Owners that don’t look after their dog’s skin put their pet at risk of developing discomfort, pain, and serious illnesses. Dandruff could turn into raw skin, minor pimples could burst and become infected, or a fungal infection might spread across multiple pets. These are some common skin diseases in dogs:
- Yeast infection: a fungal infection that usually affects the eyes or ears
- Folliculitis: a bacterial infection that causes sores, bumps, and scabs on the skin
- Impetigo: another bacterial infection that usually affects puppies and can cause blisters
- Seborrhea: a genetic disease that results in greasy skin prone to scaling
- Ringworm: a condition caused by a fungus, not a worm, which can cause circular lesions
This doesn’t mean a dog should be bathed five times a day either, as excessive grooming removes the natural oils meant to protect the skin. A healthy balance is the best thing for your pet’s overall well-being. Avoid allergens, keep your furry friend clean and flea-free, and feed it a proper diet to minimize the risk of infection.

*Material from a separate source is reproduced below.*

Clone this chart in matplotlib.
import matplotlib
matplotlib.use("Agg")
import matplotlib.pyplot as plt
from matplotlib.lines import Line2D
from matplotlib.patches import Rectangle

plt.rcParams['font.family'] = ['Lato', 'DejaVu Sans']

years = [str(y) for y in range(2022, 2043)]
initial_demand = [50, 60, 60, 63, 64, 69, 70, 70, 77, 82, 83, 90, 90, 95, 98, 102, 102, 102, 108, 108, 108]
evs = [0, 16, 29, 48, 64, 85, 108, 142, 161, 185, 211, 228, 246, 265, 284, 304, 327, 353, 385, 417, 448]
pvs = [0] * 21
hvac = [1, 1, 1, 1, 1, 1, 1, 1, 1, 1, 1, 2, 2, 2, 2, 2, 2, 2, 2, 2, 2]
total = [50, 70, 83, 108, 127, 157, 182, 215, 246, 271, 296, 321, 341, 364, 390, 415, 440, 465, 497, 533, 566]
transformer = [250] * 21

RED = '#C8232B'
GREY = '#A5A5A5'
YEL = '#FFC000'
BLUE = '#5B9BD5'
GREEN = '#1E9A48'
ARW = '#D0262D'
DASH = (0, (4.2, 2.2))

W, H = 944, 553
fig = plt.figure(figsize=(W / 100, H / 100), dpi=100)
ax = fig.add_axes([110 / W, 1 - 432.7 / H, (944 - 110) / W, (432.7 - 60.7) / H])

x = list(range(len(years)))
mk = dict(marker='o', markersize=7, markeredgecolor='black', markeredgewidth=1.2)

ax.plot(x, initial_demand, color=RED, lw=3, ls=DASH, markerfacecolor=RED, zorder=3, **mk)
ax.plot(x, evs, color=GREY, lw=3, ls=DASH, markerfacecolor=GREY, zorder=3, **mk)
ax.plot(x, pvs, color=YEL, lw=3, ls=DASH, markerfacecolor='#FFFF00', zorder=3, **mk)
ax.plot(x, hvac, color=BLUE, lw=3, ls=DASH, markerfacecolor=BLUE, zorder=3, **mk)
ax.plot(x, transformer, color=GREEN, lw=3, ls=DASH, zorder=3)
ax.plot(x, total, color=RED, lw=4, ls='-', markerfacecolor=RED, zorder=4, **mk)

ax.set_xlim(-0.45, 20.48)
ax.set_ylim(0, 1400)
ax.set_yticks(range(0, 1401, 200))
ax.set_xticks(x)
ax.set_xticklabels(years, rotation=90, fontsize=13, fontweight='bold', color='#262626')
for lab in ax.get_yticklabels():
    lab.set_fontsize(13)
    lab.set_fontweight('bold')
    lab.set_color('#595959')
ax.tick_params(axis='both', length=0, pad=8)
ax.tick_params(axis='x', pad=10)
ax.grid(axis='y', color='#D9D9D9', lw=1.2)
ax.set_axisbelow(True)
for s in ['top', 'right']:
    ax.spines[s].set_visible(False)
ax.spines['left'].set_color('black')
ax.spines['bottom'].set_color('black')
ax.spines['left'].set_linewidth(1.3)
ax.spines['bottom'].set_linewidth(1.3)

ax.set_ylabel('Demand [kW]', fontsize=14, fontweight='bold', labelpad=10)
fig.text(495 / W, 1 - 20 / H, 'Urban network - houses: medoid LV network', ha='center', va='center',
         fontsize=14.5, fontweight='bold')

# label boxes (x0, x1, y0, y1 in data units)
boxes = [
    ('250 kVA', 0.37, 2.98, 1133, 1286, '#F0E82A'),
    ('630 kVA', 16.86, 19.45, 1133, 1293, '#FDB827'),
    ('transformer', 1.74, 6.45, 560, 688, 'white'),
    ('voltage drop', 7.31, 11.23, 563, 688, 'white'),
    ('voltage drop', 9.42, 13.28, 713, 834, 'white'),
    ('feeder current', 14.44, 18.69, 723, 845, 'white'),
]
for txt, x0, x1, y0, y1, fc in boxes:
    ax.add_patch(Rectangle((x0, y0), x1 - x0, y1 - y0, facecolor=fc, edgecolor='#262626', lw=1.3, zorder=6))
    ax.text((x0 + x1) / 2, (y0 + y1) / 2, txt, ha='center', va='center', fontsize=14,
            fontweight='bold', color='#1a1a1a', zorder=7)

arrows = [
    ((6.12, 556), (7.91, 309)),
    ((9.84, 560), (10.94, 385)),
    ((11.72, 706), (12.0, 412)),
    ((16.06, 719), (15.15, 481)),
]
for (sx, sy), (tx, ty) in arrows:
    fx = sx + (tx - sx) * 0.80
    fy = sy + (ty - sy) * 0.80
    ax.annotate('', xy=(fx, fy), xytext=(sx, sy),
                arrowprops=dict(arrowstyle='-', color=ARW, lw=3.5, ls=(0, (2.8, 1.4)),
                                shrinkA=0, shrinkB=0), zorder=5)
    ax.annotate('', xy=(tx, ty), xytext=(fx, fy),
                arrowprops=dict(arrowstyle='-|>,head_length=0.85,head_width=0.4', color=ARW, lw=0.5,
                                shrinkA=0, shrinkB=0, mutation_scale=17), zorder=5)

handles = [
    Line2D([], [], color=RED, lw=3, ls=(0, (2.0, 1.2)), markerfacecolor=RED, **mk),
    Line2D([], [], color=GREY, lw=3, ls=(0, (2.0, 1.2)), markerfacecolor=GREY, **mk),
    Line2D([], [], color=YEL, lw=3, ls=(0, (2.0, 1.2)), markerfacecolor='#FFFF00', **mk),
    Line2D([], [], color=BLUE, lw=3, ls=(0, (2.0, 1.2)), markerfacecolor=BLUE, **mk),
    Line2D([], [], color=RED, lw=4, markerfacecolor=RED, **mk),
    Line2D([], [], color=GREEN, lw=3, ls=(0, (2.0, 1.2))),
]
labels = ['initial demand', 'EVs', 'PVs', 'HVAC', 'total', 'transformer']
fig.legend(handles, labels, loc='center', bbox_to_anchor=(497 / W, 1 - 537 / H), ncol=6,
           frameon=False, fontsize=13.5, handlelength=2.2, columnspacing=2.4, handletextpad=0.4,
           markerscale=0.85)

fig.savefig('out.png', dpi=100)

When do you know it’s time to see a veterinarian? Bleeding, bumps, growths, rashes, foul odors, and redness are all signs that you should consult an animal expert. Above all, your dog’s body language is the best indicator when it’s time for a trip to the vet!
Final Thoughts – What Can I Put on My Dog for Dry Skin?
Dry skin may be an issue for some dogs, but that doesn’t mean it can’t be managed. With preventative care and nourishing home remedies like CBD dog shampoo, every pooch can feel like a million bucks.
Before making any major changes to your pet’s diet, schedule an appointment with your veterinarian. They can determine whether your dog has any underlying conditions, breed quirks, or other complications.
Add coconut oil to your dog’s food, make some oatmeal à la pooch, or try a little bit of each remedy until your furry friend’s dry skin is a thing of the past!